Malware authors pack their software to resist reverse engineering and enable their operations to survive longer. However, many features of packing are easy to automatically identify during static or dynamic analysis. Therefore, some authors obfuscate only the most sensitive resources used by malware in an attempt to blend in. We call this "string obfuscation". String obfuscation maintains some difficulty around extracting host or network based signatures (such as filenames, registry keys, or domain names), while structuring the executable file like legitimate programs. This is a technique that balances moderate anti-reverse engineering tricks with a moderate level of stealth.

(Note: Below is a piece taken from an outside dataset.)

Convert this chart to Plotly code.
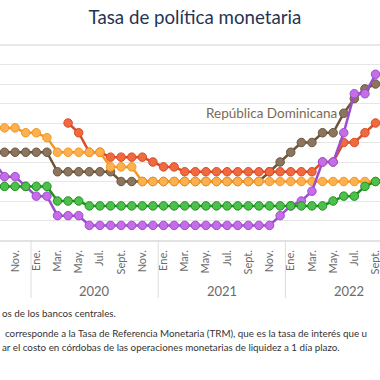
import plotly.graph_objects as go

# ---------------- data ----------------
months = [
    "2019-09", "2019-10", "2019-11", "2019-12",
    "2020-01", "2020-02", "2020-03", "2020-04", "2020-05", "2020-06",
    "2020-07", "2020-08", "2020-09", "2020-10", "2020-11", "2020-12",
    "2021-01", "2021-02", "2021-03", "2021-04", "2021-05", "2021-06",
    "2021-07", "2021-08", "2021-09", "2021-10", "2021-11", "2021-12",
    "2022-01", "2022-02", "2022-03", "2022-04", "2022-05", "2022-06",
    "2022-07", "2022-08", "2022-09",
]
month_names = {"01": "Ene.", "03": "Mar.", "05": "May.", "07": "Jul.",
               "09": "Sept.", "11": "Nov."}

honduras = [5.75, 5.75, 5.75, 5.5, 5.5, 5.25, 4.5, 4.5, 4.5, 4.5, 4.5,
            3.75, 3.75, 3.75] + [3.0] * 23
rep_dominicana = [4.5] * 6 + [3.5] * 6 + [3.0] * 14 + [
    3.5, 4.0, 4.5, 5.0, 5.0, 5.5, 5.5, 6.5, 7.25, 7.75, 8.0]
nicaragua = [None] * 7 + [6.0, 5.5, 4.5, 4.5, 4.25, 4.25, 4.25, 4.25, 4.0,
                          3.75, 3.75] + [3.5] * 13 + [4.0, 4.0, 5.0, 5.0, 5.5, 6.0]
guatemala = [2.75] * 6 + [2.0] * 3 + [1.75] * 23 + [2.0, 2.25, 2.25, 2.75, 3.0]
costa_rica = [4.0, 3.25, 3.25, 2.75, 2.25, 2.25, 1.25, 1.25, 1.25] + [0.75] * 18 + [
    1.25, 1.75, 2.0, 2.5, 4.0, 4.0, 5.5, 7.5, 7.5, 8.5]

title_text = "Tasa de política monetaria"
label_rd = "República Dominicana"
footer_lines = [
    "os de los bancos centrales.",
    "corresponde a la Tasa de Referencia Monetaria (TRM), que es la tasa de interés que u",
    "ar el costo en córdobas de las operaciones monetarias de liquidez a 1 día plazo.",
]

# ---------------- figure ----------------
FONT = "Lato, 'DejaVu Sans', sans-serif"
series = [
    ("República Dominicana", rep_dominicana, "#6c5536", "#8b7560"),
    ("Nicaragua", nicaragua, "#dc4a27", "#ef6a3f"),
    ("Honduras", honduras, "#f7951f", "#fbb14f"),
    ("Costa Rica", costa_rica, "#9c4dce", "#c56ce9"),
    ("Guatemala", guatemala, "#1d931d", "#4dbf4d"),
]

fig = go.Figure()
for name, vals, lc, mc in series:
    fig.add_trace(go.Scatter(
        x=months, y=vals, name=name, mode="lines+markers",
        line=dict(color=lc, width=2.5),
        marker=dict(size=8.5, color=mc, line=dict(color=lc, width=1)),
        connectgaps=False, showlegend=False,
    ))

tickvals = [m for m in months if m[5:] in month_names]
ticktext = [month_names[m[5:]] for m in tickvals]

fig.update_xaxes(
    type="category", range=[0.575, 36.42],
    tickmode="array", tickvals=tickvals, ticktext=ticktext,
    tickangle=-90, tickfont=dict(family=FONT, size=11, color="#6a6a6a"),
    ticks="outside", ticklen=4, tickcolor="rgba(0,0,0,0)",
    showgrid=False, showline=True, linecolor="#e2e2e2", linewidth=1.5,
    zeroline=False, automargin=False,
)
fig.update_yaxes(
    range=[0, 10], dtick=1, showticklabels=False,
    showgrid=True, gridcolor="#e6e6e6", gridwidth=1,
    zeroline=False, automargin=False,
)

shapes = [dict(type="line", xref="paper", yref="paper", x0=0, x1=1, y0=1, y1=1,
               line=dict(color="#e0e0e0", width=1.5))]
annotations = []
years = sorted({m[:4] for m in months})
for y in years:
    idx = [i for i, m in enumerate(months) if m[:4] == y]
    first = idx[0] if months[idx[0]].endswith("-01") else None
    if first is not None:
        shapes.append(dict(type="line", xref="x", yref="paper",
                           x0=first - 0.5, x1=first - 0.5, y0=0, y1=-0.297,
                           line=dict(color="#dedede", width=1)))
        annotations.append(dict(x=first + 5.5, xref="x", y=-0.262, yref="paper",
                                text=y, showarrow=False, xanchor="center",
                                yanchor="middle",
                                font=dict(family=FONT, size=13, color="#6a6a6a")))

# label for República Dominicana
i_lab = 33
annotations.append(dict(x=months[i_lab], y=rep_dominicana[i_lab], xref="x", yref="y",
                        text=label_rd, showarrow=False, xanchor="right",
                        yanchor="middle", xshift=-5,
                        font=dict(family=FONT, size=13.5, color="#7b6a55")))

footer_y = [-0.374, -0.477, -0.549]
footer_x = [0.0, 0.008, 0.0]
for t, fy, fx in zip(footer_lines, footer_y, footer_x):
    annotations.append(dict(x=fx, y=fy, xref="paper", yref="paper", text=t,
                            showarrow=False, xanchor="left", yanchor="middle",
                            font=dict(family=FONT, size=9.8, color="#333333")))

fig.update_layout(
    width=380, height=380,
    margin=dict(l=0, r=0, t=45, b=140, pad=0),
    paper_bgcolor="white", plot_bgcolor="white",
    title=dict(text=title_text, x=0.513, xanchor="center", y=0.955,
               yanchor="middle",
               font=dict(family=FONT, size=18.7, color="#1f3556")),
    shapes=shapes, annotations=annotations,
)

fig.write_html("out.html",
               config={"displayModeBar": False},
               post_script="document.body.style.margin='0';document.body.style.overflow='hidden';")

As a reverse engineer, it takes significant effort to extract obfuscated strings from a malware sample. This is because there are a huge number of possible encoding functions, configurations, and control flows. For example, some malware uses a single-byte XOR operation with a static key for all obfuscated strings, while other malware uses RC4 encryption with a unique key per string. Its often difficult to figure out how encoded data is protected without opening IDA Pro or reviewing a debugger trace.

Manual extraction of obfuscated strings commonly involves thoroughly studying a decryption routine and reimplementing it in a scripting language. This is a tedious and error-prone process that is fun at first, and mind-numbing after a few iterations. Alternatively, an analyst may instrument a debugger to hop around hundreds of locations in hopes of forcing the malware to decode itself. This is also complex, tedious, and error-prone.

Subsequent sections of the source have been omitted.